## Instructions for the task
Starting at the top of the listing, extract every line up to and including the one with "const labelPos = [[81, 306], [434, 84], [452, 188]];". Pictures stay out of the copy.

## Extracted data

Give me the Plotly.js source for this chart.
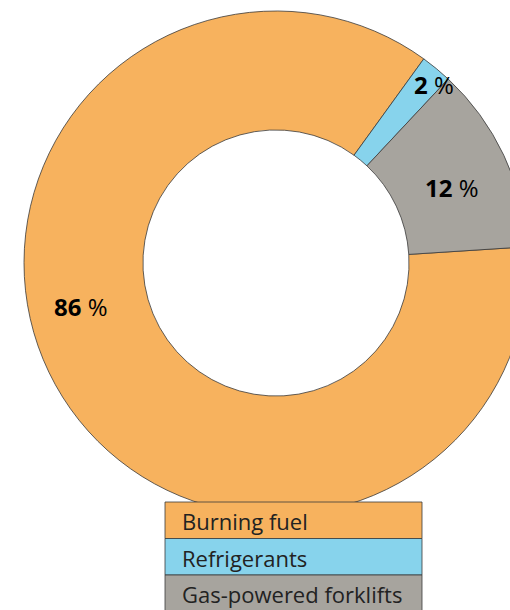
<!DOCTYPE html>
<html>
<head>
<meta charset="utf-8">
<script src="https://cdn.plot.ly/plotly-3.0.1.min.js"></script>
<style>
html,body{margin:0;padding:0;overflow:hidden;background:#fff;}
#chart{width:560px;height:610px;}
</style>
</head>
<body>
<div id="chart"></div>
<script>
const categories = ["Burning fuel", "Refrigerants", "Gas-powered forklifts"];
const values = [86, 2, 12];
const colors = ["#F7B25E", "#87D3EC", "#A7A49E"];

const W = 560, H = 610;
const px = x => x / W;
const py = y => 1 - y / H;

// percent label positions (pixel) per category
const labelPos = [[81, 306], [434, 84], [452, 188]];

const trace = {
  type: "pie",
  labels: categories,
  values: values,
  sort: false,
  direction: "clockwise",
  rotation: 86.3,
  hole: 0.528,
  textinfo: "none",
  hoverinfo: "label+percent",
  marker: {colors: colors, line: {color: "#3a3a3a", width: 0.8}},
  domain: {x: [px(24), px(528)], y: [py(515), py(11)]},
  showlegend: false
};

const shapes = [];
const annotations = [];
const rowTop = 502, rowH = 36.5, boxL = 165, boxR = 422;
categories.forEach((c, i) => {
  const t = rowTop + i * rowH;
  shapes.push({type: "rect", xref: "paper", yref: "paper",
    x0: px(boxL), x1: px(boxR), y0: py(t + rowH), y1: py(t),
    fillcolor: colors[i], line: {color: "#3a3a3a", width: 0.8}, layer: "above"});
  annotations.push({xref: "paper", yref: "paper", x: px(180), y: py(t + rowH / 2 + 1),
    xanchor: "left", yanchor: "middle", showarrow: false, text: c,
    font: {family: "Open Sans, sans-serif", size: 22, color: "#222"}});
  annotations.push({xref: "paper", yref: "paper", x: px(labelPos[i][0]), y: py(labelPos[i][1]),
    xanchor: "center", yanchor: "middle", showarrow: false,
    text: "<b>" + values[i] + "</b> %",
    font: {family: "Open Sans, sans-serif", size: 24, color: "#000"}});
});

Plotly.newPlot("chart", [trace], {
  width: W, height: H,
  margin: {l: 0, r: 0, t: 0, b: 0},
  paper_bgcolor: "#fff",
  shapes: shapes,
  annotations: annotations
}, {displayModeBar: false, staticPlot: true});
</script>
</body>
</html>
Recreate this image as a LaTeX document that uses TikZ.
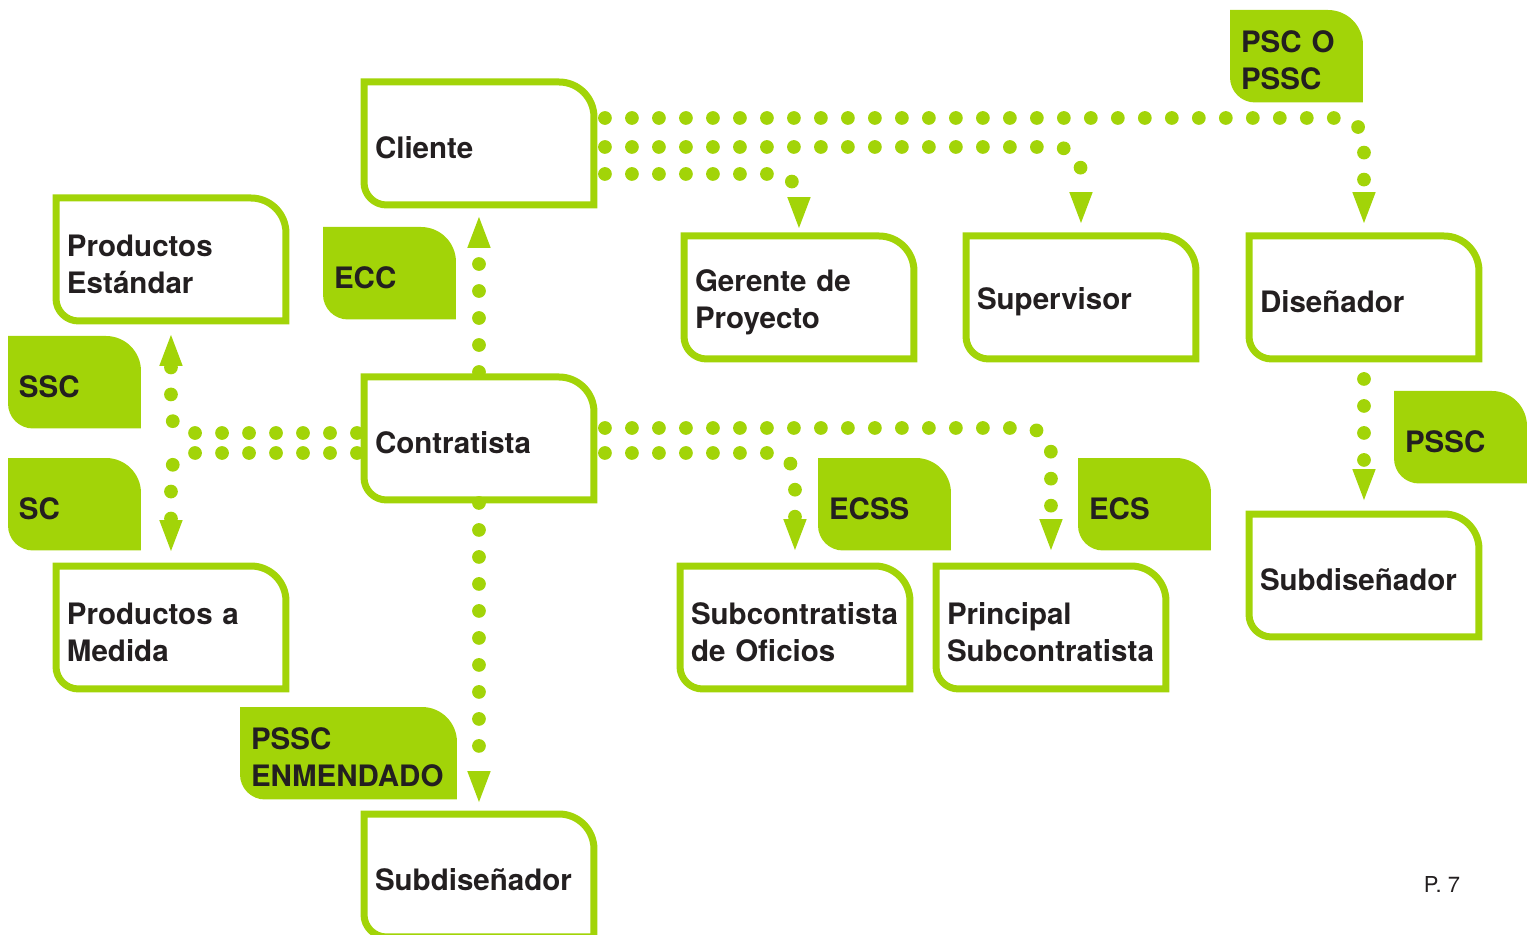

## The response
Give me the Plotly.js source for this chart.
<!DOCTYPE html>
<html>
<head>
<meta charset="utf-8">
<script src="https://cdn.plot.ly/plotly-3.0.1.min.js"></script>
<style>
html,body{margin:0;padding:0;overflow:hidden;background:#fff;}
#chart{width:560px;height:610px;}
</style>
</head>
<body>
<div id="chart"></div>
<script>
const categories = ["Burning fuel", "Refrigerants", "Gas-powered forklifts"];
const values = [86, 2, 12];
const colors = ["#F7B25E", "#87D3EC", "#A7A49E"];

const W = 560, H = 610;
const px = x => x / W;
const py = y => 1 - y / H;

// percent label positions (pixel) per category
const labelPos = [[81, 306], [434, 84], [452, 188]];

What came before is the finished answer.